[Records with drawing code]
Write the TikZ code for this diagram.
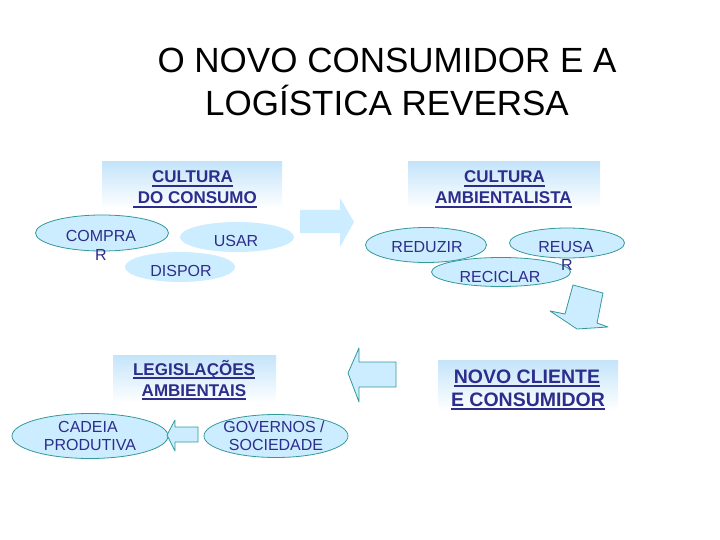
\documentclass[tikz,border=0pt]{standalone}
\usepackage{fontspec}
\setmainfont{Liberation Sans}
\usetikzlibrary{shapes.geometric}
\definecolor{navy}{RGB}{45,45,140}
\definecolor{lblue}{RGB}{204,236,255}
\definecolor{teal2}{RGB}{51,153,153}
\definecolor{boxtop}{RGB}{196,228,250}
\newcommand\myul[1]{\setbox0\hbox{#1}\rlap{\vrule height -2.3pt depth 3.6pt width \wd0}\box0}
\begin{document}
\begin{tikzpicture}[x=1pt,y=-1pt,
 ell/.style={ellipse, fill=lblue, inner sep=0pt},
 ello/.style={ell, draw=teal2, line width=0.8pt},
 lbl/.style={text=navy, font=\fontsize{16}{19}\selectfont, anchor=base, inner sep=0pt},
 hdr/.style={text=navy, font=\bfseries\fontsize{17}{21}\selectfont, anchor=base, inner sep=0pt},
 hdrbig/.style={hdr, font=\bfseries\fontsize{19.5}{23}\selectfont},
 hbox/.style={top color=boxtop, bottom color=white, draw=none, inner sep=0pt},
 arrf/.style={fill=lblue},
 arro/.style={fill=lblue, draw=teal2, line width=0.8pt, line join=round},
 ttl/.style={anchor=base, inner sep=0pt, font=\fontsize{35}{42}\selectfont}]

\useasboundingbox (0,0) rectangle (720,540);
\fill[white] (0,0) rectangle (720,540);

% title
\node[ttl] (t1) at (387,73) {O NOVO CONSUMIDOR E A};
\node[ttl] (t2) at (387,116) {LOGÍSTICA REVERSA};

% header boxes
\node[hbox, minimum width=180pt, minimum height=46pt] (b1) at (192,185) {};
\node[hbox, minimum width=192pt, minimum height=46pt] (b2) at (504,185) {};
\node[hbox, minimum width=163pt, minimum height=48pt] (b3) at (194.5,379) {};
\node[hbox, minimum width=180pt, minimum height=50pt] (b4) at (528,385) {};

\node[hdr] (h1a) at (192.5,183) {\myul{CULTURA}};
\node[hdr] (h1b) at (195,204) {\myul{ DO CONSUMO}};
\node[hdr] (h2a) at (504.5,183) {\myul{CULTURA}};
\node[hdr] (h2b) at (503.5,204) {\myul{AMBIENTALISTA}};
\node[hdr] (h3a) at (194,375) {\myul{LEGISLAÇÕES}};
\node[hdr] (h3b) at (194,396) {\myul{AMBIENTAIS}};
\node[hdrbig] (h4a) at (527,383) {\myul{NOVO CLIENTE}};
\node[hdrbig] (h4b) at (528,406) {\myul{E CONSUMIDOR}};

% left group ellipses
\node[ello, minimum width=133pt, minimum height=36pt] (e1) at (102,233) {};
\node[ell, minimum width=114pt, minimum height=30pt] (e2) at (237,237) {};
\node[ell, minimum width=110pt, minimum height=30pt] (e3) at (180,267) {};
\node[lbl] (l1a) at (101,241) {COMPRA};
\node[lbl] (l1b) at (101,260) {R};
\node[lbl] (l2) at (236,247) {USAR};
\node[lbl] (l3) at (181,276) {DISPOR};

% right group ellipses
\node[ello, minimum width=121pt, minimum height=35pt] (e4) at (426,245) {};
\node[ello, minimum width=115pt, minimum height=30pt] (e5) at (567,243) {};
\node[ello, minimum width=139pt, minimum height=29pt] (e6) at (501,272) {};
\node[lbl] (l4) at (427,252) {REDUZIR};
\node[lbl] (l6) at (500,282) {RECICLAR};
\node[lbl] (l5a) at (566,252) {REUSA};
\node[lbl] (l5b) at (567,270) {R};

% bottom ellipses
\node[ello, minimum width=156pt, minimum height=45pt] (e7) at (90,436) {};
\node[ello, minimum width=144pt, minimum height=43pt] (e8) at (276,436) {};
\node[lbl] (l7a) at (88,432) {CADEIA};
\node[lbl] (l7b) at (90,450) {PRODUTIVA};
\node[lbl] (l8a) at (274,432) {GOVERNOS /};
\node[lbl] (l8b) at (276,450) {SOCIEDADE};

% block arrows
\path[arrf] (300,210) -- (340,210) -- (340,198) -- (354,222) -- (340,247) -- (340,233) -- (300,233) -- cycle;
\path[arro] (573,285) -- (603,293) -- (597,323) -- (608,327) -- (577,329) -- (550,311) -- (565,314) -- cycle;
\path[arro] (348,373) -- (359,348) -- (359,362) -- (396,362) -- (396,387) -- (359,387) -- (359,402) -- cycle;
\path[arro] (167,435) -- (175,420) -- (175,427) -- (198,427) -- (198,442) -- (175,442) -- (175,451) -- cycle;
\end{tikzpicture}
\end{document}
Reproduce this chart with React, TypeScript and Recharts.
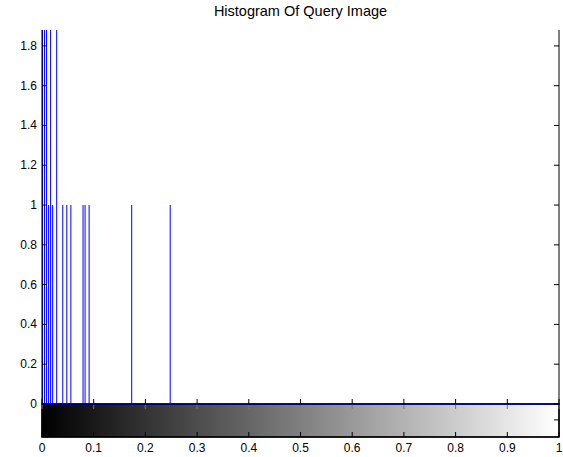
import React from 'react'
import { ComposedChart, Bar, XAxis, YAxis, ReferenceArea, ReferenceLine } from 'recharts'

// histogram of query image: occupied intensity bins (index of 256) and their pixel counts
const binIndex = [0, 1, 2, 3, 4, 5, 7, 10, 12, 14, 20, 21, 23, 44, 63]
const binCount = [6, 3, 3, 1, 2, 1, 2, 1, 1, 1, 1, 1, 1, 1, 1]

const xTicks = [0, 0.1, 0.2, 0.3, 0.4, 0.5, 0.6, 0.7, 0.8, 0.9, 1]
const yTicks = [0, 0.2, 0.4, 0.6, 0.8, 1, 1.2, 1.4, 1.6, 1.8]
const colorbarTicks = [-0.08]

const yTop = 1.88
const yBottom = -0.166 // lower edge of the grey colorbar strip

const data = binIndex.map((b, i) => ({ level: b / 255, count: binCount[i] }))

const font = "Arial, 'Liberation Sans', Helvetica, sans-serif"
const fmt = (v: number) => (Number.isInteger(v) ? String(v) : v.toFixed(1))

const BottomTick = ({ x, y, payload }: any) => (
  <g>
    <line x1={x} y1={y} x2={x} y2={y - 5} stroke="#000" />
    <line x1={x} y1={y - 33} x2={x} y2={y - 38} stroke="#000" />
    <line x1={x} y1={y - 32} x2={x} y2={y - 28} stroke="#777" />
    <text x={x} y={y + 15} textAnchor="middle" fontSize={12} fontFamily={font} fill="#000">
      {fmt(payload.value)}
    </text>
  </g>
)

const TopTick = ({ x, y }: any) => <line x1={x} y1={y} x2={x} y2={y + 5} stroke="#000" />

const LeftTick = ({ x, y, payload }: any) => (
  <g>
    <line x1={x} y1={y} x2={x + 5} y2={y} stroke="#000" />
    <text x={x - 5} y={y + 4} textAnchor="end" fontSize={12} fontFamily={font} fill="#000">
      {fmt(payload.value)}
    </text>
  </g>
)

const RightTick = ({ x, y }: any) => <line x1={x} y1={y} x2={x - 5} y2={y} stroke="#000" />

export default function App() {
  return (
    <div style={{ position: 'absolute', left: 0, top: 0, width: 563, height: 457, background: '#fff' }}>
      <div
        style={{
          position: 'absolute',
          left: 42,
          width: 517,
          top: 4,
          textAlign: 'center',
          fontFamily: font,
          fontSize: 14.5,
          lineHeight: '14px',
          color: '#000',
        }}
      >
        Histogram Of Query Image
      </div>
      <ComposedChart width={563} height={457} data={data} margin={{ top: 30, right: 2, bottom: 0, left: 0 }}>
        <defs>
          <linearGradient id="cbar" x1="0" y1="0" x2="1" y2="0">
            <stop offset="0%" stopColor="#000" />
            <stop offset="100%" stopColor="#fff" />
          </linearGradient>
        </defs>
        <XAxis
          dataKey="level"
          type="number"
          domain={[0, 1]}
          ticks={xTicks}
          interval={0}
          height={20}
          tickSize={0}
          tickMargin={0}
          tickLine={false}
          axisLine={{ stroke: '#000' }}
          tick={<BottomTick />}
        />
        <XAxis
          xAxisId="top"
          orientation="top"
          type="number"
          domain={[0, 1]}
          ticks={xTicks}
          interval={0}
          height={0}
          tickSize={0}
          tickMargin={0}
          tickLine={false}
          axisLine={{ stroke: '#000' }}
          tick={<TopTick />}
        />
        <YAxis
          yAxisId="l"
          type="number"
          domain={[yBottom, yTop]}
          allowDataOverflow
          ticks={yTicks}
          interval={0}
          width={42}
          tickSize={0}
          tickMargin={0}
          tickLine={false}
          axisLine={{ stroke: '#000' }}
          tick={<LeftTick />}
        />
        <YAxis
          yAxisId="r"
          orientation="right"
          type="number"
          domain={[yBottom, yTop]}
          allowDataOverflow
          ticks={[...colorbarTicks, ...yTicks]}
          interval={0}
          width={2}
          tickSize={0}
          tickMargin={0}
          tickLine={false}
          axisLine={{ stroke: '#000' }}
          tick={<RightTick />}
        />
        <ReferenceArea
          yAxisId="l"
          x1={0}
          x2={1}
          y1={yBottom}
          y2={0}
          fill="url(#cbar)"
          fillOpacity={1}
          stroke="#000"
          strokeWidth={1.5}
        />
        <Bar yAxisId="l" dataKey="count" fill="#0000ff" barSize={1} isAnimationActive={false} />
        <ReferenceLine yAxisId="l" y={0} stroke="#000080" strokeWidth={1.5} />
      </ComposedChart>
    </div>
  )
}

### WHAT TO WORK ON
Reproduce the lines above starting at the one with "Reproduce this chart" and ending at the one with "const fmt = (v: number)", both included, exactly and with no pictures.

### SOLUTION TO THIS TASK
Reproduce this chart with React, TypeScript and Recharts.
import React from 'react'
import { ComposedChart, Bar, XAxis, YAxis, ReferenceArea, ReferenceLine } from 'recharts'

// histogram of query image: occupied intensity bins (index of 256) and their pixel counts
const binIndex = [0, 1, 2, 3, 4, 5, 7, 10, 12, 14, 20, 21, 23, 44, 63]
const binCount = [6, 3, 3, 1, 2, 1, 2, 1, 1, 1, 1, 1, 1, 1, 1]

const xTicks = [0, 0.1, 0.2, 0.3, 0.4, 0.5, 0.6, 0.7, 0.8, 0.9, 1]
const yTicks = [0, 0.2, 0.4, 0.6, 0.8, 1, 1.2, 1.4, 1.6, 1.8]
const colorbarTicks = [-0.08]

const yTop = 1.88
const yBottom = -0.166 // lower edge of the grey colorbar strip

const data = binIndex.map((b, i) => ({ level: b / 255, count: binCount[i] }))

const font = "Arial, 'Liberation Sans', Helvetica, sans-serif"
const fmt = (v: number) => (Number.isInteger(v) ? String(v) : v.toFixed(1))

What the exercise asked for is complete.